- [WHAT YOU WILL DO] Transcribe all of the material exactly, except for its pictures.

- [DATA EXTRACT]
▬▬▬
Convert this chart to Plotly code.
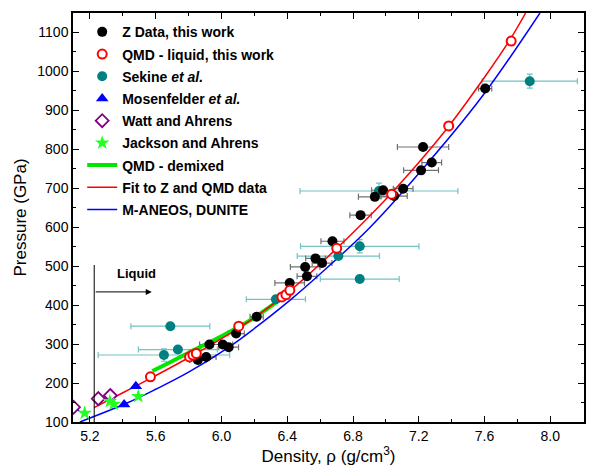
import plotly.graph_objects as go

# ---------------- data ----------------
z_rho = [5.856, 5.907, 5.927, 6.008, 6.044, 6.089, 6.214, 6.415, 6.509, 6.520, 6.572,
         6.612, 6.675, 6.846, 6.933, 6.983, 7.050, 7.105, 7.214, 7.226, 7.279, 7.604]
z_p = [259, 267, 299, 299, 292, 327, 370, 457, 498, 474, 520,
       508, 564, 631, 678, 695, 680, 699, 746, 806, 766, 956]
z_drho = [0.05, 0.06, 0.06, 0.06, 0.06, 0.05, 0.04, 0.09, 0.09, 0.06, 0.06,
          0.06, 0.07, 0.065, 0.10, 0.07, 0.08, 0.06, 0.106, 0.156, 0.06, 0.04]

qmd_rho = [5.568, 5.806, 5.826, 5.847, 6.105, 6.368, 6.392, 6.416, 6.701, 7.035, 7.382, 7.762]
qmd_p = [216, 267, 272, 276, 346, 421, 427, 438, 546, 685, 860, 1078]

sek_rho = [5.689, 5.735, 5.650, 6.331, 6.711, 6.841, 6.841, 6.958, 7.875]
sek_p = [346, 286, 272, 415, 526, 551, 467, 693, 975]
sek_drho = [0.24, 0.24, 0.40, 0.18, 0.25, 0.36, 0.24, 0.48, 0.29]
sek_dp = [0, 0, 16, 0, 0, 17, 0, 20, 18]

mos_rho = [5.100, 5.408, 5.479]
mos_p = [135, 145, 192]

watt_rho = [5.100, 5.251, 5.324]
watt_p = [138, 160, 168]

jack_rho = [5.168, 5.321, 5.345, 5.494]
jack_p = [123, 153, 146, 166]

demix_rho = [5.58, 5.70, 5.80, 5.90, 6.00, 6.10, 6.20, 6.35]
demix_p = [231, 256, 278, 299, 320, 343, 368, 412]

fit_rho = [5.225, 5.40, 5.568, 5.80, 6.00, 6.10, 6.20, 6.42, 6.70, 6.90, 7.035, 7.20, 7.38, 7.60, 7.76, 7.85]
fit_p = [137, 175, 212, 265, 314, 340, 368, 438, 545, 628, 688, 766, 858, 985, 1085, 1150]

aneos_rho = [5.139, 5.422, 5.60, 5.80, 6.048, 6.20, 6.412, 6.60, 6.897, 7.20, 7.584, 7.937]
aneos_p = [100, 148, 184, 228, 293, 340, 411, 480, 597, 738, 935, 1150]

x_ticks = [5.2, 5.6, 6.0, 6.4, 6.8, 7.2, 7.6, 8.0]
y_ticks = [100, 200, 300, 400, 500, 600, 700, 800, 900, 1000, 1100]

liquid_rho = 5.226

FONT = "Arial, Liberation Sans, sans-serif"

fig = go.Figure()

# error bars (behind everything)
fig.add_trace(go.Scatter(
    x=sek_rho, y=sek_p, mode="markers", marker=dict(size=1, opacity=0),
    error_x=dict(type="data", array=sek_drho, color="#74C2C2", thickness=1.2, width=3),
    error_y=dict(type="data", array=sek_dp, color="#74C2C2", thickness=1.2, width=3),
    showlegend=False, hoverinfo="skip"))
fig.add_trace(go.Scatter(
    x=z_rho, y=z_p, mode="markers", marker=dict(size=1, opacity=0),
    error_x=dict(type="data", array=z_drho, color="#707070", thickness=1.2, width=3),
    showlegend=False, hoverinfo="skip"))

# lines
fig.add_trace(go.Scatter(
    x=demix_rho, y=demix_p, mode="lines", name="QMD - demixed", legendgroup="g7",
    line=dict(color="#00E600", width=4, shape="spline"), legendrank=7))
fig.add_trace(go.Scatter(
    x=fit_rho, y=fit_p, mode="lines", name="Fit to Z and QMD data", legendgroup="g8",
    line=dict(color="#FF0000", width=1.5, shape="spline"), legendrank=8))
fig.add_trace(go.Scatter(
    x=aneos_rho, y=aneos_p, mode="lines", name="M-ANEOS, DUNITE", legendgroup="g9",
    line=dict(color="#0000FF", width=1.5, shape="spline"), legendrank=9))

# markers
fig.add_trace(go.Scatter(
    x=sek_rho, y=sek_p, mode="markers", name="Sekine <i>et al.</i>", legendgroup="g3",
    marker=dict(symbol="circle", size=10, color="#008080"), legendrank=3))
fig.add_trace(go.Scatter(
    x=z_rho, y=z_p, mode="markers", name="Z Data, this work", legendgroup="g1",
    marker=dict(symbol="circle", size=10, color="#000000"), legendrank=1))
fig.add_trace(go.Scatter(
    x=qmd_rho, y=qmd_p, mode="markers", name="QMD - liquid, this work", legendgroup="g2",
    marker=dict(symbol="circle", size=9, color="#FFFFFF",
                line=dict(color="#FF0000", width=2)), legendrank=2))
fig.add_trace(go.Scatter(
    x=mos_rho, y=mos_p, mode="markers", name="Mosenfelder <i>et al.</i>", legendgroup="g4",
    marker=dict(symbol="triangle-up", size=11, color="#0000FF"), legendrank=4))
fig.add_trace(go.Scatter(
    x=watt_rho, y=watt_p, mode="markers", name="Watt and Ahrens", legendgroup="g5",
    marker=dict(symbol="diamond", size=10, color="#FFFFFF",
                line=dict(color="#800080", width=1.8)), legendrank=5))
fig.add_trace(go.Scatter(
    x=jack_rho, y=jack_p, mode="markers", name="Jackson and Ahrens", legendgroup="g6",
    marker=dict(symbol="star", size=11, color="#22FF22", line=dict(width=0)), legendrank=6))

# Liquid boundary
fig.add_shape(type="line", x0=liquid_rho, x1=liquid_rho, y0=100, y1=503,
              line=dict(color="#000000", width=1))
fig.add_annotation(x=5.576, y=434, ax=liquid_rho, ay=434, xref="x", yref="y",
                   axref="x", ayref="y", showarrow=True, arrowhead=2, arrowsize=1.2,
                   arrowwidth=1, arrowcolor="#000000", text="")
fig.add_annotation(x=5.482, y=482, text="<b>Liquid</b>", showarrow=False,
                   font=dict(family=FONT, size=13, color="#000000"))

axis_common = dict(
    showline=True, linecolor="#000000", linewidth=1.5, mirror="ticks",
    ticks="inside", ticklen=6, tickwidth=1.2, tickcolor="#000000",
    showgrid=False, zeroline=False,
    tickfont=dict(family=FONT, size=14, color="#000000"),
)

fig.update_xaxes(
    range=[5.097, 8.205], tickvals=x_ticks, ticktext=[f"{v:.1f}" for v in x_ticks],
    minor=dict(ticks="inside", ticklen=3, tickwidth=1.2, tickcolor="#000000", dtick=0.2, tick0=5.2),
    title=dict(text="Density, ρ (g/cm<sup>3</sup>)", font=dict(family=FONT, size=17, color="#000000"),
               standoff=8),
    **axis_common)
fig.update_yaxes(
    range=[100, 1150], tickvals=y_ticks,
    minor=dict(ticks="inside", ticklen=3, tickwidth=1.2, tickcolor="#000000", dtick=50, tick0=100),
    title=dict(text="Pressure (GPa)", font=dict(family=FONT, size=17, color="#000000"),
               standoff=6),
    **axis_common)

fig.update_layout(
    width=589, height=470,
    margin=dict(l=73, r=3, t=13, b=48),
    paper_bgcolor="#FFFFFF", plot_bgcolor="#FFFFFF",
    font=dict(family=FONT, color="#000000"),
    showlegend=True,
    legend=dict(x=0.018, y=0.992, xanchor="left", yanchor="top",
                bgcolor="rgba(0,0,0,0)", borderwidth=0, traceorder="grouped",
                tracegroupgap=1,
                font=dict(family=FONT, size=14, color="#000000", weight="bold")),
)

fig.write_html("out.html", config={"displayModeBar": False},
               post_script="document.body.style.margin='0';")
▬▬▬
- [WORKED SOLUTION]
Convert this chart to Plotly code.
import plotly.graph_objects as go

# ---------------- data ----------------
z_rho = [5.856, 5.907, 5.927, 6.008, 6.044, 6.089, 6.214, 6.415, 6.509, 6.520, 6.572,
         6.612, 6.675, 6.846, 6.933, 6.983, 7.050, 7.105, 7.214, 7.226, 7.279, 7.604]
z_p = [259, 267, 299, 299, 292, 327, 370, 457, 498, 474, 520,
       508, 564, 631, 678, 695, 680, 699, 746, 806, 766, 956]
z_drho = [0.05, 0.06, 0.06, 0.06, 0.06, 0.05, 0.04, 0.09, 0.09, 0.06, 0.06,
          0.06, 0.07, 0.065, 0.10, 0.07, 0.08, 0.06, 0.106, 0.156, 0.06, 0.04]

qmd_rho = [5.568, 5.806, 5.826, 5.847, 6.105, 6.368, 6.392, 6.416, 6.701, 7.035, 7.382, 7.762]
qmd_p = [216, 267, 272, 276, 346, 421, 427, 438, 546, 685, 860, 1078]

sek_rho = [5.689, 5.735, 5.650, 6.331, 6.711, 6.841, 6.841, 6.958, 7.875]
sek_p = [346, 286, 272, 415, 526, 551, 467, 693, 975]
sek_drho = [0.24, 0.24, 0.40, 0.18, 0.25, 0.36, 0.24, 0.48, 0.29]
sek_dp = [0, 0, 16, 0, 0, 17, 0, 20, 18]

mos_rho = [5.100, 5.408, 5.479]
mos_p = [135, 145, 192]

watt_rho = [5.100, 5.251, 5.324]
watt_p = [138, 160, 168]

jack_rho = [5.168, 5.321, 5.345, 5.494]
jack_p = [123, 153, 146, 166]

demix_rho = [5.58, 5.70, 5.80, 5.90, 6.00, 6.10, 6.20, 6.35]
demix_p = [231, 256, 278, 299, 320, 343, 368, 412]

fit_rho = [5.225, 5.40, 5.568, 5.80, 6.00, 6.10, 6.20, 6.42, 6.70, 6.90, 7.035, 7.20, 7.38, 7.60, 7.76, 7.85]
fit_p = [137, 175, 212, 265, 314, 340, 368, 438, 545, 628, 688, 766, 858, 985, 1085, 1150]

aneos_rho = [5.139, 5.422, 5.60, 5.80, 6.048, 6.20, 6.412, 6.60, 6.897, 7.20, 7.584, 7.937]
aneos_p = [100, 148, 184, 228, 293, 340, 411, 480, 597, 738, 935, 1150]

x_ticks = [5.2, 5.6, 6.0, 6.4, 6.8, 7.2, 7.6, 8.0]
y_ticks = [100, 200, 300, 400, 500, 600, 700, 800, 900, 1000, 1100]

liquid_rho = 5.226

FONT = "Arial, Liberation Sans, sans-serif"

fig = go.Figure()

# error bars (behind everything)
fig.add_trace(go.Scatter(
    x=sek_rho, y=sek_p, mode="markers", marker=dict(size=1, opacity=0),
    error_x=dict(type="data", array=sek_drho, color="#74C2C2", thickness=1.2, width=3),
    error_y=dict(type="data", array=sek_dp, color="#74C2C2", thickness=1.2, width=3),
    showlegend=False, hoverinfo="skip"))
fig.add_trace(go.Scatter(
    x=z_rho, y=z_p, mode="markers", marker=dict(size=1, opacity=0),
    error_x=dict(type="data", array=z_drho, color="#707070", thickness=1.2, width=3),
    showlegend=False, hoverinfo="skip"))

# lines
fig.add_trace(go.Scatter(
    x=demix_rho, y=demix_p, mode="lines", name="QMD - demixed", legendgroup="g7",
    line=dict(color="#00E600", width=4, shape="spline"), legendrank=7))
fig.add_trace(go.Scatter(
    x=fit_rho, y=fit_p, mode="lines", name="Fit to Z and QMD data", legendgroup="g8",
    line=dict(color="#FF0000", width=1.5, shape="spline"), legendrank=8))
fig.add_trace(go.Scatter(
    x=aneos_rho, y=aneos_p, mode="lines", name="M-ANEOS, DUNITE", legendgroup="g9",
    line=dict(color="#0000FF", width=1.5, shape="spline"), legendrank=9))

# markers
fig.add_trace(go.Scatter(
    x=sek_rho, y=sek_p, mode="markers", name="Sekine <i>et al.</i>", legendgroup="g3",
    marker=dict(symbol="circle", size=10, color="#008080"), legendrank=3))
fig.add_trace(go.Scatter(
    x=z_rho, y=z_p, mode="markers", name="Z Data, this work", legendgroup="g1",
    marker=dict(symbol="circle", size=10, color="#000000"), legendrank=1))
fig.add_trace(go.Scatter(
    x=qmd_rho, y=qmd_p, mode="markers", name="QMD - liquid, this work", legendgroup="g2",
    marker=dict(symbol="circle", size=9, color="#FFFFFF",
                line=dict(color="#FF0000", width=2)), legendrank=2))
fig.add_trace(go.Scatter(
    x=mos_rho, y=mos_p, mode="markers", name="Mosenfelder <i>et al.</i>", legendgroup="g4",
    marker=dict(symbol="triangle-up", size=11, color="#0000FF"), legendrank=4))
fig.add_trace(go.Scatter(
    x=watt_rho, y=watt_p, mode="markers", name="Watt and Ahrens", legendgroup="g5",
    marker=dict(symbol="diamond", size=10, color="#FFFFFF",
                line=dict(color="#800080", width=1.8)), legendrank=5))
fig.add_trace(go.Scatter(
    x=jack_rho, y=jack_p, mode="markers", name="Jackson and Ahrens", legendgroup="g6",
    marker=dict(symbol="star", size=11, color="#22FF22", line=dict(width=0)), legendrank=6))

# Liquid boundary
fig.add_shape(type="line", x0=liquid_rho, x1=liquid_rho, y0=100, y1=503,
              line=dict(color="#000000", width=1))
fig.add_annotation(x=5.576, y=434, ax=liquid_rho, ay=434, xref="x", yref="y",
                   axref="x", ayref="y", showarrow=True, arrowhead=2, arrowsize=1.2,
                   arrowwidth=1, arrowcolor="#000000", text="")
fig.add_annotation(x=5.482, y=482, text="<b>Liquid</b>", showarrow=False,
                   font=dict(family=FONT, size=13, color="#000000"))

axis_common = dict(
    showline=True, linecolor="#000000", linewidth=1.5, mirror="ticks",
    ticks="inside", ticklen=6, tickwidth=1.2, tickcolor="#000000",
    showgrid=False, zeroline=False,
    tickfont=dict(family=FONT, size=14, color="#000000"),
)

fig.update_xaxes(
    range=[5.097, 8.205], tickvals=x_ticks, ticktext=[f"{v:.1f}" for v in x_ticks],
    minor=dict(ticks="inside", ticklen=3, tickwidth=1.2, tickcolor="#000000", dtick=0.2, tick0=5.2),
    title=dict(text="Density, ρ (g/cm<sup>3</sup>)", font=dict(family=FONT, size=17, color="#000000"),
               standoff=8),
    **axis_common)
fig.update_yaxes(
    range=[100, 1150], tickvals=y_ticks,
    minor=dict(ticks="inside", ticklen=3, tickwidth=1.2, tickcolor="#000000", dtick=50, tick0=100),
    title=dict(text="Pressure (GPa)", font=dict(family=FONT, size=17, color="#000000"),
               standoff=6),
    **axis_common)

fig.update_layout(
    width=589, height=470,
    margin=dict(l=73, r=3, t=13, b=48),
    paper_bgcolor="#FFFFFF", plot_bgcolor="#FFFFFF",
    font=dict(family=FONT, color="#000000"),
    showlegend=True,
    legend=dict(x=0.018, y=0.992, xanchor="left", yanchor="top",
                bgcolor="rgba(0,0,0,0)", borderwidth=0, traceorder="grouped",
                tracegroupgap=1,
                font=dict(family=FONT, size=14, color="#000000", weight="bold")),
)

fig.write_html("out.html", config={"displayModeBar": False},
               post_script="document.body.style.margin='0';")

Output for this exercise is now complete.